John Little

Phoenix Suns
- Title: Assistant coach
- League: NBA

Personal information
- Born: September 24, 1984 (age 41) Peoria, Illinois, U.S.
- Listed height: 6 ft 0 in (1.83 m)
- Listed weight: 197 lb (89 kg)

Career information
- High school: Richwoods (Peoria, Illinois)
- College: Northern Iowa (2002–2006)
- NBA draft: 2006: undrafted
- Playing career: 2007–2016
- Position: Shooting guard
- Coaching career: 2019–present

Career history

Playing
- 2008–2011: BG Göttingen
- 2011–2013: s.Oliver Baskets
- 2014–2015: MHP Riesen Ludwigsburg
- 2015–2016: Fraport Skyliners
- 2016: Science City Jena

Coaching
- 2019–2023: Wisconsin Herd (assistant)
- 2023–2024: Maine Celtics (assistant)
- 2024–2025: Valley Suns
- 2025–present: Phoenix Suns (assistant)

Career highlights
- FIBA Europe Cup champion (2016); EuroChallenge champion (2010);

= John Little (basketball) =

American basketball player and coach (born 1984)
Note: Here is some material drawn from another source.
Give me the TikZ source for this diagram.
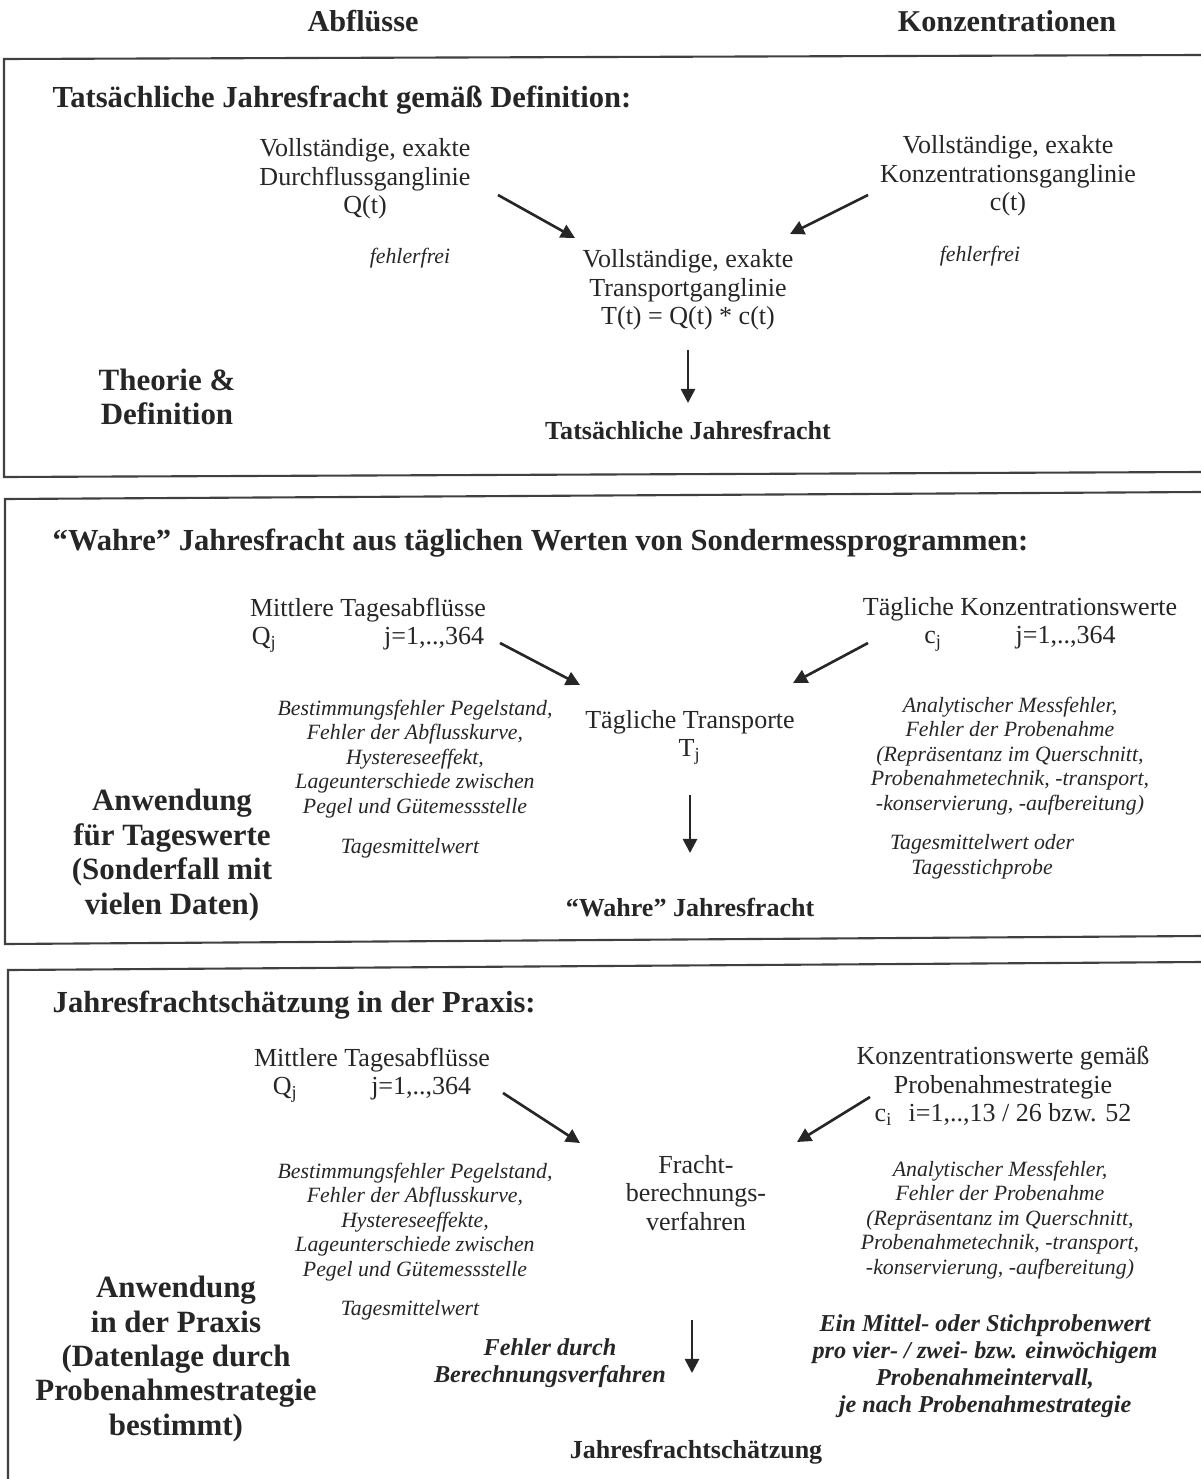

John Emery Little (born September 24, 1984) is an American basketball coach and former player who currently serves as an assistant coach for the Phoenix Suns of the National Basketball Association (NBA). In his playing career, Little played the shooting guard position.

==Playing career==
On October 10, 2016, Little signed a four-year deal with the German club Science City Jena, but two sides parted ways on November 18.

==Coaching career==
Following the close of his professional career, Little became video coordinator at his alma mater, Northern Iowa for two seasons. Little was announced as a part of the Wisconsin Herd coaching staff on September 24, 2019.

On November 2, 2023, Little was named Associate Head Coach by the Maine Celtics.

After a season up in Maine, Little would be promoted to head coach for the inaugural season of the Valley Suns in the NBA G League. On July 19, 2025, Little was hired to serve as an assistant coach on the Phoenix Suns' coaching staff under head coach Jordan Ott.